When people ask now she says she’s half Shanghainese. She speaks the dialect flawlessly and is engaged to a Shanghainese, but she’s also not especially interested in Shanghai culture – she doesn’t care for local comedian Zhou Libo’s jokes or things like that.
Art professor Wang Xiaoyan also doesn’t see herself as one thing or the other, but she seldom speaks the local dialect and she prefers the more open, warm culture of people from northeast China.
“I’m very romantic,” she says, reflecting on her Shanghainese identity. “But aren’t all girls kind of like that?”
Schoolteacher Yao Junli speaks Mandarin with an accent that could make people presume he is Shanghainese. He looks like a city person. When he visits Anhui he doesn’t tell people he is local, nor do they assume he is. Yet Yao also says his ideas about his identity haven’t changed since he was a child. He is somewhere in the middle. His wife is from Sichuan and his intimate friends are all Shanghai-educated Anhui people.
The one thing zhi qing children seem to agree on is a sense of personal strength and independence born out of their shared experience.
Tattoo artist Zhang Jun spent the first half of his childhood in Kunming but considers himself 100 percent Shanghainese.
“But compared to most locals I’m more adaptive. Send me anywhere in the world and I could adjust very quickly,” he says.
It’s an attitude passed down from his parents. Zhang’s left arm displays an intricately drawn tattoo he inked himself. Not only were his mother and father unphased by his choice of body art, they let Zhang practice on them too. They were both one-time stellar high school students with promising futures, and then they were sent to Yunnan to farm and later do factory work – a fate that rendered them supremely impassive to change, Zhang says.

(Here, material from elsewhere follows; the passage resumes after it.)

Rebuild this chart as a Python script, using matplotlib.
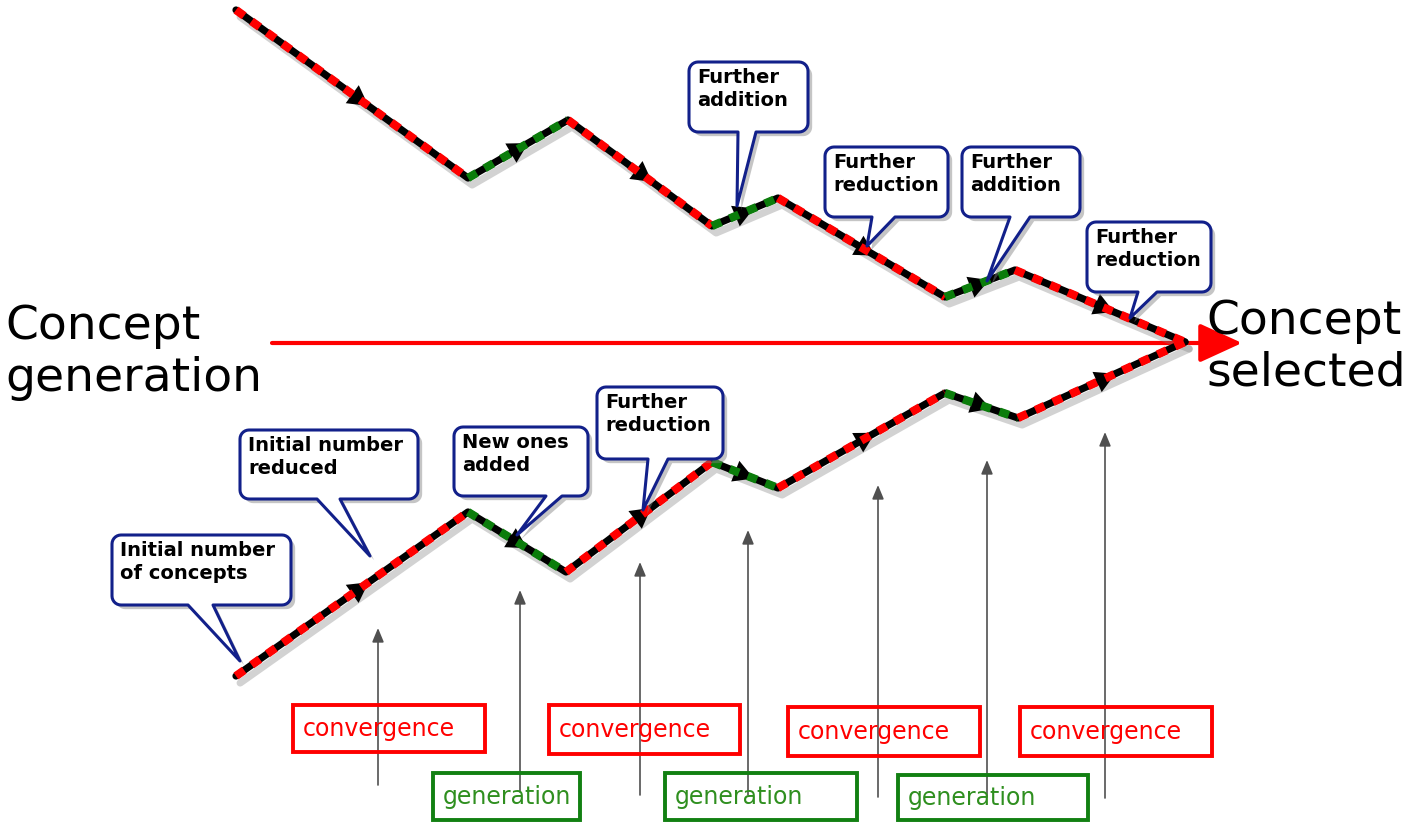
import matplotlib
matplotlib.use("Agg")
import matplotlib.pyplot as plt
import matplotlib.patheffects as pe
import numpy as np
from matplotlib.patches import Polygon, Rectangle

# ── diagram data (pixel space, y grows downward) ─────────────────────────────
top_x = [236, 468, 568, 712, 778, 945, 1015, 1185]
top_y = [10, 178, 120, 226, 198, 297, 270, 342]
bot_x = [236, 468, 566, 712, 778, 945, 1018, 1185]
bot_y = [676, 512, 572, 462, 488, 393, 418, 342]
seg_phase = ["conv", "gen", "conv", "gen", "conv", "gen", "conv"]

callout_labels = [
    "Further\naddition", "Further\nreduction", "Further\naddition",
    "Further\nreduction", "Initial number\nof concepts",
    "Initial number\nreduced", "New ones\nadded", "Further\nreduction",
]
# box (x0, y0, x1, y1), tail base (bx0, bx1), tip (tx, ty)
callout_boxes = [
    (689, 62, 808, 132), (825, 147, 948, 217), (962, 147, 1080, 217),
    (1087, 222, 1211, 292), (112, 535, 291, 605), (240, 430, 418, 499),
    (454, 427, 588, 496), (597, 387, 723, 459),
]
callout_tails = [
    (738, 756), (872, 895), (1010, 1030), (1138, 1157),
    (188, 213), (317, 340), (546, 562), (648, 668),
]
callout_tips = [
    (737, 206), (867, 246), (987, 281), (1130, 318),
    (240, 661), (370, 556), (517, 535), (643, 510),
]

# upward grey arrows: x, bottom, top
vert_x = [378, 520, 640, 748, 878, 987, 1105]
vert_bottom = [785, 792, 795, 795, 797, 797, 798]
vert_top = [628, 590, 562, 530, 485, 460, 432]

# phase boxes: label, x0, y0, x1, y1
phase_labels = ["convergence", "convergence", "convergence", "convergence",
                "generation", "generation", "generation"]
phase_boxes = [
    (293, 705, 485, 752), (549, 705, 740, 754), (788, 707, 980, 756),
    (1020, 707, 1212, 756),
    (433, 773, 580, 820), (665, 773, 857, 820), (898, 775, 1088, 820),
]

RED = "#ff0000"
GREEN = "#0b7d0b"
NAVY = "#12208a"
PHASE_COLOR = {"conv": RED, "gen": GREEN}
PHASE_TEXT = {"convergence": RED, "generation": "#2f8f1f"}
PHASE_EDGE = {"convergence": RED, "generation": "#128012"}

fig = plt.figure(figsize=(14.1, 8.22), dpi=100)
ax = fig.add_axes([0, 0, 1, 1])
ax.set_xlim(0, 1410)
ax.set_ylim(822, 0)
ax.axis("off")

# main red arrow
ax.annotate("", xy=(1242, 343), xytext=(272, 343),
            arrowprops=dict(arrowstyle="-|>,head_length=1.2,head_width=0.55",
                            color=RED, lw=3, mutation_scale=22,
                            shrinkA=0, shrinkB=0), zorder=1)

ax.text(5, 352, "Concept\ngeneration", fontsize=34, va="center", ha="left",
        linespacing=1.2, color="black")
ax.text(1206, 347, "Concept\nselected", fontsize=34, va="center", ha="left",
        linespacing=1.2, color="black")


def draw_path(xs, ys):
    shadow = [pe.SimpleLineShadow(offset=(3, -5), shadow_color="gray",
                                  alpha=0.35), pe.Normal()]
    ax.plot(xs, ys, color="black", lw=5.2, solid_capstyle="round",
            solid_joinstyle="round", zorder=2, path_effects=shadow)
    for i, phase in enumerate(seg_phase):
        x0, x1 = xs[i], xs[i + 1]
        y0, y1 = ys[i], ys[i + 1]
        # arrowhead on the black line
        d = np.array([x1 - x0, y1 - y0], dtype=float)
        d /= np.hypot(*d)
        m = np.array([x0 + 0.55 * (x1 - x0), y0 + 0.55 * (y1 - y0)])
        ax.annotate("", xy=m + 6 * d, xytext=m - 6 * d,
                    arrowprops=dict(arrowstyle="-|>,head_length=0.9,head_width=0.5",
                                    color="black", lw=0, mutation_scale=16,
                                    shrinkA=0, shrinkB=0), zorder=3)
        ax.plot([x0, x1], [y0, y1], color=PHASE_COLOR[phase], lw=6,
                linestyle=(0, (1.2, 1.1)), dash_capstyle="butt", zorder=4)


draw_path(top_x, top_y)
draw_path(bot_x, bot_y)


def callout_polygon(box, tail, tip, r=9):
    x0, y0, x1, y1 = box
    pts = []
    def arc(cx, cy, a0, a1):
        t = np.linspace(a0, a1, 8)
        return list(zip(cx + r * np.cos(t), cy + r * np.sin(t)))
    pts += arc(x1 - r, y0 + r, -np.pi / 2, 0)
    pts += arc(x1 - r, y1 - r, 0, np.pi / 2)
    pts += [(tail[1], y1), tip, (tail[0], y1)]
    pts += arc(x0 + r, y1 - r, np.pi / 2, np.pi)
    pts += arc(x0 + r, y0 + r, np.pi, 1.5 * np.pi)
    return pts


for label, box, tail, tip in zip(callout_labels, callout_boxes,
                                 callout_tails, callout_tips):
    poly = Polygon(callout_polygon(box, tail, tip), closed=True,
                   facecolor="white", edgecolor=NAVY, lw=2.2, zorder=5,
                   joinstyle="round")
    poly.set_path_effects([pe.SimplePatchShadow(offset=(3, -3),
                                                shadow_rgbFace="gray",
                                                alpha=0.45), pe.Normal()])
    ax.add_patch(poly)
    ax.text(box[0] + 8, box[1] + 6, label, fontsize=14, fontweight="bold",
            va="top", ha="left", linespacing=1.25, color="black", zorder=6)

# thin grey arrows pointing up at the path
for x, yb, yt in zip(vert_x, vert_bottom, vert_top):
    ax.annotate("", xy=(x, yt), xytext=(x, yb),
                arrowprops=dict(arrowstyle="-|>,head_length=0.6,head_width=0.25",
                                color="#505050", lw=1.2, mutation_scale=14,
                                shrinkA=0, shrinkB=0), zorder=1)

for label, (x0, y0, x1, y1) in zip(phase_labels, phase_boxes):
    ax.add_patch(Rectangle((x0, y0), x1 - x0, y1 - y0, fill=False,
                           edgecolor=PHASE_EDGE[label], lw=2.8, zorder=2))
    ax.text(x0 + 10, (y0 + y1) / 2, label, fontsize=17, va="center",
            ha="left", color=PHASE_TEXT[label], zorder=3)

fig.savefig("out.png", dpi=100)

The hand of fate – coupled with bureaucracy and bad timing – has altered the course of some children’s lives much akin to the way it did their parents’. Aksu-born Jiang Pin, who did poorly on the college entrance exam, had a job scrubbing fabric at a clothing factory before she found her present position as a hotel receptionist.
She’s been checking in guests for more than 20 years. She likes it, but things could have been different.
“I’m absolutely sure that if I’d stayed in Xinjiang my life would be better than my current life.”
Her classmates who didn’t try to move to Shanghai are now executives in big factories in Xinjiang. When they come to Shanghai, they stay in hotels much more expensive than the one where she works. She says if the government called on Shanghai people to go to Xinjiang today, she would definitely go. Her friends who grew up in Xinjiang and moved to Shanghai say the same, she says. Their parents had decent homes and steady salaries, life was secure. But then her parents were the lucky ones – sent to a state-run operation. They didn’t have to forage in the woods or steal to eat their fill. Zhi qing stories of that sort abound.
“I hate my parents’ history,” schoolteacher Yao Junlin says. He despises the unfairness of it and the blind obedience with which his mother and father’s generation went forth.
However, whether or not they would go is just a hypothetical. It’s hard to imagine such an event repeating itself, especially today. Reflecting inside an empty classroom as students stream into the hallways after the bell, Yao pulls out a business card from underneath a plastic desktop covering. With Chinese on one side and English on the other, it states a student’s name, her grade and the level of certification she received on her piano test. The design has a musical motif, with a piano in the corner. And it was all produced by the hand and mind of a precocious 12-year-old girl, Yao says.
“Can you imagine someone trying to tell her to go to the countryside?”